The net asset value of a business as recorded on its balance sheet — total assets minus total liabilities — reflecting historical cost of assets minus accumulated depreciation.

Key Insight

Book value is what accountants say the business is worth. Market value is what buyers will actually pay. For most small businesses, market value far exceeds book value — the gap is goodwill, which book value ignores.

Why Book Value Diverges from Market Value

Depreciation: Assets are depreciated according to accounting schedules that don't reflect actual remaining useful life. A 10-year-old piece of equipment that still works fine may be fully depreciated (book value: $0) but has real economic value.

Goodwill isn't on the balance sheet (for existing businesses): Goodwill only appears on a balance sheet after an acquisition.
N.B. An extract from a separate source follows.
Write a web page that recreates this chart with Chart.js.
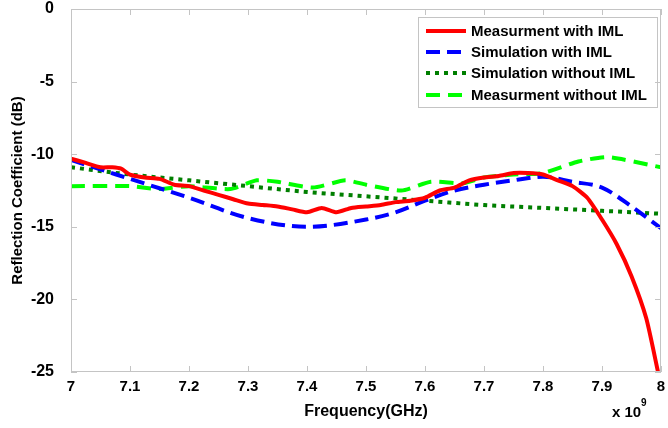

A business that built $2M in customer relationships over 20 years carries $0 in relationship value on its own books.

Intangibles: Customer lists, proprietary processes, brand reputation, and assembled workforce have economic value that accounting standards don't capture as assets.

Appreciation: Real estate and some other assets may have appreciated significantly from their recorded historical cost.

When Book Value Matters

Asset-heavy businesses: For businesses primarily valued on tangible assets (equipment-heavy manufacturing, trucking, real estate), book value is more meaningful — the market value of the equipment is often close to its depreciated book value.

Liquidation scenarios: If a distressed business is being purchased for its asset value (not as a going concern), book value of tangible assets (adjusted to fair market value) drives the price.

Minimum price floor: Buyers sometimes use book value as a floor in negotiations — arguing they won't pay less than the adjusted net asset value even if earnings-based valuation suggests a lower number.